Magelang Mnewsid – Jelang 1 Syawal timbul polemik pro dan kontran di tengah masyarakat menyikapi kebijakan dilarangnya shalat id di masjid dan lapangan. Karena kebijakan ini berbanding terbalik dengan kondisi mall dan pasar-pasar yang ramai dikunjungi masyarakat.
Menanggapi fenomena ini Pengasuh Pondok Pesantren API Tegalrejo KH Muhammad Yusuf Chudlori, mengatakan menjaga diri itu lebih diutamakan dan yang penting sehat terlebih dahulu, dari pada memaksanakan diri berkerumun shalat id dan bersilaturahmi yang justru membahayakan diri sendiri.
Menurutnya, lebih baik ikuti apa yang dianjurkan pemerintah, untuk tidak melakukan shalat id berjamaah di masjid di lapangan, bersilaturahmi dan hal-hal yang berpotensi menimbulkan kerumunan dan interaksi sosial.
Sekarang ini yang lagi menjadi polemik adalah ketika shalat id dan aktivitas di masjid di larang tapi aktivitas di mall dan pasar-pasar ramai dikunjungi masyarakat untuk menyiapkan keperluan lebaran. Ini loginya jika di masjid di larang, apalagi keluyuran (pergi) ke mall tentu juga tidak disarankan. Jadi ini kita kembalikan ke pribadi masing-masing bagaimana menyikapi wabah ini.
”Mohon untuk kesadarannya seluruh masyarakat ikuti saja petunjuk dari pemerintah. Karena pemerintah juga memiliki pertimbangan dan kebijakan agar Pandemi Covid-19 ini cepat selesai. Maka sementara di rumah, menghindari hal-hal yang menimbulkan kerumunan massal,”kata Gus Yusuf.
Dijelaskannya, bahwa shalat id itu adalah sunah muakkad, jika dilkukan dapat pahala jika tidak dilakukan juga tidak dapat dosa. Meksi tidak bisa melakukan shalat id berjamaah di masjid atau lapangan, tapi bisa melaksanakan shalat di rumah. Jika peserta keluarganya kurang dari empat tidak perlu khotbah atau jika lebih dari empat bisa menggunakan khotbah pendek dan singkat.
Maka dari itu, Gus Yusuf menyarankan masyarakat untuk disiplin melaksanakan protokol kesehatan dan apa yang disarankan pemerintah. Jika masyarakat tidak disiplin bisa jadi masa Pademi Covid-19 bisa lebih lama lagi.
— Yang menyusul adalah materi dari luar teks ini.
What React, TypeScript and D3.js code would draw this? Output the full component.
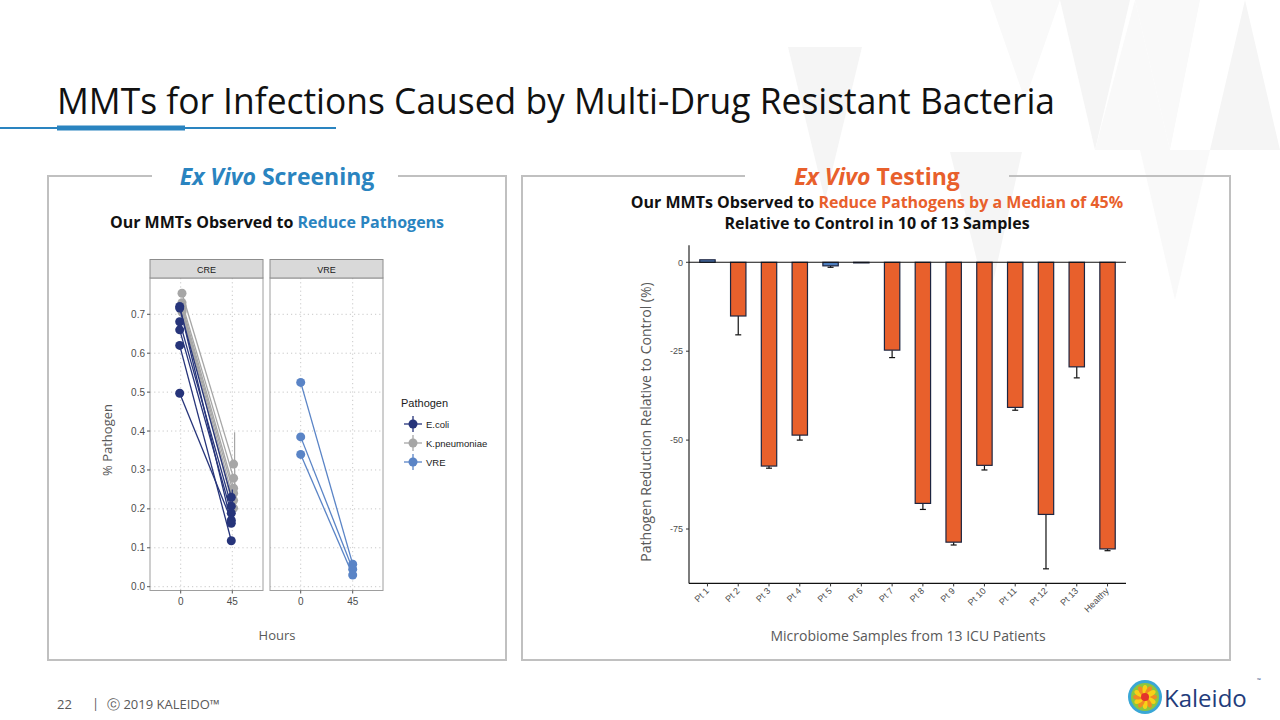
import React from "react";
import * as d3 from "d3";

// ---------- Left chart data (Ex Vivo Screening) ----------
const hours = [0, 45];
const ecoliT0 = [0.72, 0.716, 0.681, 0.66, 0.62, 0.497];
const ecoliT45 = [0.163, 0.23, 0.207, 0.189, 0.118, 0.171];
const ecoliErr45 = [0.008, 0.02, 0.01, 0.01, 0.006, 0.01];
const kpnT0 = [0.754, 0.73, 0.722, 0.714, 0.71, 0.706];
const kpnT45 = [0.315, 0.279, 0.253, 0.24, 0.222, 0.202];
const kpnErr45 = [0.082, 0.02, 0.015, 0.012, 0.01, 0.01];
const vreT0 = [0.525, 0.385, 0.34];
const vreT45 = [0.058, 0.045, 0.03];
const yTicksLeft = [0, 0.1, 0.2, 0.3, 0.4, 0.5, 0.6, 0.7];
const facets = ["CRE", "VRE"];
const pathogens = ["E.coli", "K.pneumoniae", "VRE"];

// ---------- Right chart data (Ex Vivo Testing) ----------
const samples = ["Pt 1", "Pt 2", "Pt 3", "Pt 4", "Pt 5", "Pt 6", "Pt 7", "Pt 8", "Pt 9", "Pt 10", "Pt 11", "Pt 12", "Pt 13", "Healthy"];
const reduction = [0.7, -15.1, -57.3, -48.6, -1.0, -0.1, -24.7, -67.8, -78.7, -57.1, -40.8, -70.9, -29.4, -80.6];
const reductionLow = [0.7, -20.4, -57.9, -50.0, -1.4, -0.1, -26.8, -69.5, -79.5, -58.4, -41.6, -86.2, -32.5, -81.1];
const nonReducing = ["Pt 1", "Pt 5", "Pt 6"];
const yTicksRight = [0, -25, -50, -75];

const C_ECOLI = "#26347a";
const C_KPN = "#a6a6a6";
const C_VRE = "#5a84c6";
const C_BLUE = "#2a84c0";
const C_ORANGE = "#e8602c";

function LeftChart() {
  const y = d3.scaleLinear().domain([0, 0.7]).range([586.7, 314.3]);
  const panelTop = 278;
  const panelBottom = 590.5;
  const panels = [
    { name: facets[0], x0: 150, x1: 263, x: d3.scaleLinear().domain([0, 45]).range([180.7, 232.3]) },
    { name: facets[1], x0: 270, x1: 383, x: d3.scaleLinear().domain([0, 45]).range([300.7, 352.7]) },
  ];
  const line = d3.line<[number, number]>().x((d) => d[0]).y((d) => d[1]);
  const series = [
    { panel: 0, t0: kpnT0, t45: kpnT45, err: kpnErr45, color: C_KPN, dx: 1.3 },
    { panel: 0, t0: ecoliT0, t45: ecoliT45, err: ecoliErr45, color: C_ECOLI, dx: -1 },
    { panel: 1, t0: vreT0, t45: vreT45, err: vreT0.map(() => 0), color: C_VRE, dx: 0 },
  ];
  return (
    <g>
      {panels.map((p, i) => (
        <g key={p.name}>
          <rect x={p.x0} y={panelTop} width={p.x1 - p.x0} height={panelBottom - panelTop} fill="#fff" />
          {yTicksLeft.map((t) => (
            <line key={t} x1={p.x0} x2={p.x1} y1={y(t)} y2={y(t)} stroke="#c8c8c8" strokeWidth={1} strokeDasharray="1.2,3" />
          ))}
          {hours.map((h) => (
            <line key={h} x1={p.x(h)} x2={p.x(h)} y1={panelTop} y2={panelBottom} stroke="#c8c8c8" strokeWidth={1} strokeDasharray="1.2,3" />
          ))}
          <rect x={p.x0} y={panelTop} width={p.x1 - p.x0} height={panelBottom - panelTop} fill="none" stroke="#9e9e9e" strokeWidth={1} />
          <rect x={p.x0} y={259.5} width={p.x1 - p.x0} height={panelTop - 259.5} fill="#d9d9d9" stroke="#8c8c8c" strokeWidth={1} />
          <text x={(p.x0 + p.x1) / 2} y={272.5} textAnchor="middle" fontSize={9} fontFamily="Liberation Sans, Arial" fill="#1a1a1a">{p.name}</text>
          {hours.map((h) => (
            <g key={h}>
              <line x1={p.x(h)} x2={p.x(h)} y1={panelBottom} y2={panelBottom + 3} stroke="#555" />
              <text x={p.x(h)} y={panelBottom + 14} textAnchor="middle" fontSize={10} fontFamily="Liberation Sans, Arial" fill="#4d4d4d">{h}</text>
            </g>
          ))}
          {i === 0 && yTicksLeft.map((t) => (
            <g key={t}>
              <line x1={p.x0 - 3} x2={p.x0} y1={y(t)} y2={y(t)} stroke="#555" />
              <text x={p.x0 - 5} y={y(t) + 3.5} textAnchor="end" fontSize={10} fontFamily="Liberation Sans, Arial" fill="#4d4d4d">{t.toFixed(1)}</text>
            </g>
          ))}
        </g>
      ))}
      {series.map((s, si) => {
        const xs = panels[s.panel].x;
        return (
          <g key={si}>
            {s.t0.map((v, k) => (
              <path key={k} d={line([[xs(0) + s.dx, y(v)], [xs(45) + s.dx, y(s.t45[k])]]) || ""} stroke={s.color} strokeWidth={1.3} fill="none" />
            ))}
            {s.t45.map((v, k) => s.err[k] > 0 ? (
              <line key={"e" + k} x1={xs(45) + s.dx + 1} x2={xs(45) + s.dx + 1} y1={y(v + s.err[k])} y2={y(v - s.err[k])} stroke={s.color} strokeWidth={1.2} />
            ) : null)}
            {s.t0.map((v, k) => (
              <circle key={"a" + k} cx={xs(0) + s.dx} cy={y(v)} r={4.5} fill={s.color} />
            ))}
            {s.t45.map((v, k) => (
              <circle key={"b" + k} cx={xs(45) + s.dx} cy={y(v)} r={4.5} fill={s.color} />
            ))}
          </g>
        );
      })}
      <text transform="translate(112,440) rotate(-90)" textAnchor="middle" fontSize={13} fontFamily="Open Sans, Noto Sans" fill="#595959">% Pathogen</text>
      <text x={277} y={640} textAnchor="middle" fontSize={13} fontFamily="Open Sans, Noto Sans" fill="#595959">Hours</text>
      <text x={401} y={407} fontSize={11} fontFamily="Liberation Sans, Arial" fill="#1a1a1a">Pathogen</text>
      {pathogens.map((name, i) => {
        const cy = 424 + i * 19;
        const col = [C_ECOLI, C_KPN, C_VRE][i];
        return (
          <g key={name}>
            <line x1={404} x2={422} y1={cy} y2={cy} stroke={col} strokeWidth={1.3} />
            <line x1={413} x2={413} y1={cy - 8} y2={cy + 8} stroke={col} strokeWidth={1.3} />
            <circle cx={413} cy={cy} r={4.5} fill={col} />
            <text x={426} y={cy + 3.5} fontSize={9.5} fontFamily="Liberation Sans, Arial" fill="#1a1a1a">{name}</text>
          </g>
        );
      })}
    </g>
  );
}

function RightChart() {
  const left = 689;
  const right = 1126;
  const y = d3.scaleLinear().domain([0, -75]).range([262.3, 529]);
  const top = y(4.8);
  const bottom = y(-90.3);
  const x = d3.scalePoint<string>().domain(samples).range([left, right]).padding(0.6);
  const step = x.step();
  const bw = step * 0.5;
  return (
    <g>
      {samples.map((s, i) => {
        const v = reduction[i];
        const lo = reductionLow[i];
        const cx = x(s) as number;
        const y0 = Math.min(y(0), y(v));
        const h = Math.abs(y(v) - y(0));
        return (
          <g key={s}>
            {lo !== v && (
              <g>
                <line x1={cx} x2={cx} y1={y(v)} y2={y(lo)} stroke="#111" strokeWidth={1.2} />
                <line x1={cx - 3} x2={cx + 3} y1={y(lo)} y2={y(lo)} stroke="#111" strokeWidth={1.2} />
              </g>
            )}
            <rect x={cx - bw / 2} y={y0} width={bw} height={Math.max(h, 0.6)} fill={nonReducing.includes(s) ? "#4f7fbf" : C_ORANGE} stroke="#1d2540" strokeWidth={1.2} />
          </g>
        );
      })}
      <line x1={left} x2={right} y1={y(0)} y2={y(0)} stroke="#111" strokeWidth={1.1} />
      <line x1={left} x2={left} y1={top} y2={bottom} stroke="#111" strokeWidth={1.1} />
      <line x1={left} x2={right} y1={bottom} y2={bottom} stroke="#111" strokeWidth={1.1} />
      {yTicksRight.map((t) => (
        <g key={t}>
          <line x1={left - 3} x2={left} y1={y(t)} y2={y(t)} stroke="#333" />
          <text x={left - 6} y={y(t) + 3.2} textAnchor="end" fontSize={9} fontFamily="Liberation Sans, Arial" fill="#4d4d4d">{t}</text>
        </g>
      ))}
      {samples.map((s) => {
        const cx = x(s) as number;
        return (
          <g key={s}>
            <line x1={cx} x2={cx} y1={bottom} y2={bottom + 3} stroke="#333" />
            <text transform={`translate(${cx + 2},${bottom + 8}) rotate(-45)`} textAnchor="end" fontSize={9} fontFamily="Liberation Sans, Arial" fill="#4d4d4d">{s}</text>
          </g>
        );
      })}
      <text transform="translate(651,422) rotate(-90)" textAnchor="middle" fontSize={14} fontFamily="Open Sans, Noto Sans" fill="#595959">Pathogen Reduction Relative to Control (%)</text>
      <text x={908} y={641} textAnchor="middle" fontSize={14} fontFamily="Open Sans, Noto Sans" fill="#595959">Microbiome Samples from 13 ICU Patients</text>
    </g>
  );
}

function Background() {
  const tris = [
    "M788,47 L862,47 L825,200 Z",
    "M990,0 L1060,0 L1025,100 Z",
    "M1060,0 L1130,0 L1095,150 Z",
    "M1135,0 L1200,0 L1170,150 Z",
    "M950,152 L1022,152 L988,305 Z",
    "M1095,150 L1170,150 L1135,0 Z",
    "M1210,150 L1280,150 L1245,0 Z",
    "M1140,150 L1210,150 L1175,300 Z",
  ];
  return (
    <g>
      {tris.map((d, i) => (
        <path key={i} d={d} fill={i % 2 === 0 ? "#f5f5f5" : "#f9f9f9"} />
      ))}
    </g>
  );
}

function Logo() {
  const cx = 1145;
  const cy = 697;
  const petals = d3.range(12);
  return (
    <g>
      <circle cx={cx} cy={cy} r={17} fill="#3aa7d6" />
      <circle cx={cx} cy={cy} r={14} fill="#8cc63f" />
      {petals.map((i) => {
        const a = (i / 12) * Math.PI * 2;
        return <ellipse key={i} cx={cx + Math.cos(a) * 7} cy={cy + Math.sin(a) * 7} rx={5} ry={2.5} transform={`rotate(${(a * 180) / Math.PI},${cx + Math.cos(a) * 7},${cy + Math.sin(a) * 7})`} fill={i % 2 ? "#f7d117" : "#f08a24"} />;
      })}
      <circle cx={cx} cy={cy} r={4} fill="#e4322b" />
      <text x={1164} y={707} fontSize={24} fontFamily="Open Sans, Noto Sans" fill="#233c7b">Kaleido</text>
      <text x={1257} y={682} fontSize={5} fontFamily="Open Sans, Noto Sans" fill="#233c7b">™</text>
    </g>
  );
}

export default function App() {
  return (
    <svg width={1280} height={720} style={{ position: "absolute", left: 0, top: 0, background: "#fff" }}>
      <rect width={1280} height={720} fill="#fff" />
      <Background />
      <text x={57} y={114} fontSize={36} fontFamily="Open Sans, Noto Sans" fill="#111" textLength={998} lengthAdjust="spacingAndGlyphs">MMTs for Infections Caused by Multi-Drug Resistant Bacteria</text>
      <line x1={0} x2={336} y1={128} y2={128} stroke={C_BLUE} strokeWidth={2} />
      <rect x={57} y={125.5} width={128} height={5} fill={C_BLUE} />

      <path d="M152,176 L48,176 L48,660 L506,660 L506,176 L398,176" fill="none" stroke="#c0c0c0" strokeWidth={2} />
      <text x={277} y={185} textAnchor="middle" fontSize={23} fontWeight="bold" fontFamily="Open Sans, Noto Sans" fill={C_BLUE}>
        <tspan fontStyle="italic">Ex Vivo</tspan> Screening
      </text>
      <text x={277} y={228} textAnchor="middle" fontSize={16} fontWeight="bold" fontFamily="Open Sans, Noto Sans" fill="#111">
        Our MMTs Observed to <tspan fill={C_BLUE}>Reduce Pathogens</tspan>
      </text>

      <path d="M745,176 L522,176 L522,660 L1230,660 L1230,176 L1009,176" fill="none" stroke="#c0c0c0" strokeWidth={2} />
      <text x={877} y={185} textAnchor="middle" fontSize={23} fontWeight="bold" fontFamily="Open Sans, Noto Sans" fill={C_ORANGE}>
        <tspan fontStyle="italic">Ex Vivo</tspan> Testing
      </text>
      <text x={877} y={208} textAnchor="middle" fontSize={16} fontWeight="bold" fontFamily="Open Sans, Noto Sans" fill="#111">
        Our MMTs Observed to <tspan fill={C_ORANGE}>Reduce Pathogens by a Median of 45%</tspan>
      </text>
      <text x={877} y={229} textAnchor="middle" fontSize={16} fontWeight="bold" fontFamily="Open Sans, Noto Sans" fill="#111">
        Relative to Control in 10 of 13 Samples
      </text>

      <LeftChart />
      <RightChart />

      <text x={57} y={709} fontSize={13} fontFamily="Open Sans, Noto Sans" fill="#595959">22</text>
      <text x={92} y={708} fontSize={13} fontFamily="Open Sans, Noto Sans" fill="#595959">|</text>
      <text x={107} y={709} fontSize={13} fontFamily="Open Sans, Noto Sans" fill="#595959">ⓒ 2019 KALEIDO™</text>
      <Logo />
    </svg>
  );
}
”Semua harus disiplin biar wabah ini cepat selesai, dengan keluyuran ke mall atau ke mana-mana, mudik dari kota ke desa itu sama saja tidak bisa memutus mata rantai penyebaran alias memperpanjang masa Pademi. Yang menjadi korban adalah anak-anak kita tak bisa segera masuk sekolah, saudara-saudara kita semakin sengsara karena kondisi wabah ini,”ujarnya.
Menurut Gus Yusuf, lebara ini kita korbankan semuanya, mulai dari silaturahmi, mudik, shalat id, belanja baju baru. Silaturahmi fisik bisa diganti silaturahmi virtual menggunakan handphone, shalat di masjid bisa diganti shalat berjamaah di rumah, belanja bisa melalui online shop.
Namun demikian, lanjut dia, memang ada beberapa daerah yang masih hijau tidak ada yang terjangkit dan itu letaknya di pelosok desa yang memungkinkan bisa menggelar shalad id. Jadi menurutnya, ini bukan soal masjidnya, tapi soal kondisi lingkungan yang satu dengan lainnya berbeda-beda.